Che in generale le verifiche ai fini dell’aggiudicazione siano a tappeto e non a campione è indirettamente e ulteriormente comprovato dallo stesso codice dei contratti, laddove ammette espressamente una verifica campionaria solo per gli affidamenti diretti per importi non superiori ai 40.000 euro.
Allora, la questione non è il para diritto, la creazione innovativa, il piegare istituti giuridici che nulla hanno a che fare tra loro ad un’utilità sentita come pratica.
Vero: molte amministrazioni lamentano la lentezza degli enti certificanti nell’elaborazione delle risposte.
Ma, il rimedio non può essere il “fai da te” giuridico. Lo sono la consapevolezza, al momento della programmazione, di dover scontare termini che purtroppo tengano conto di tempi medi noti e conosciuti di rilascio delle verifiche; il segnalare alle amministrazioni la violazione dei termini, pretendendo di accedere agli atti dell’avvio delle procedure di responsabilità connesse, come imposte dal d.P.R. 445/2000; l’ulteriore consapevolezza che tali possibili ritardi vanno tarati ai fini dei tempi da indicare nei documenti di gara per la sottoscrizione dei contratti.

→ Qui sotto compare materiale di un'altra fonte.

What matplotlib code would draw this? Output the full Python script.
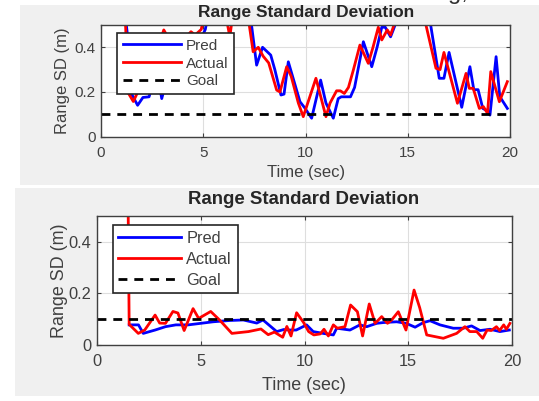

Questo è quanto può e deve fare la singola stazione appaltante. Il Legislatore e gli enti coinvolti nelle “certificazioni” (Inps, casse, Inail, Agenzia delle entrate, tribunali, camere di commercio, prefetture, centri per l’impiego) debbono, invece, garantire che davvero confluiscano in modo continuativo ed efficiente tutti i dati nel Fvoe, perché altrimenti la semplificazione prevista dall’articolo 99 resta solo illusoria. E spetta al Legislatore, non all’improvvisazione interpretativa, eventualmente adottare misure espresse, come nel caso dell’antimafia, volte a consentire egualmente aggiudicazione e sottoscrizione del contratto, nelle more delle verifiche. Prevedendo, al contempo, l’obbligo di risarcimento del danno da parte dell’amministrazione certificante ritardataria, qualora il contratto stipulato nelle more, debba risolversi per accertata non veridicità delle dichiarazioni sostitutive. Basterebbe questa semplice previsione per cambiare radicalmente le cose.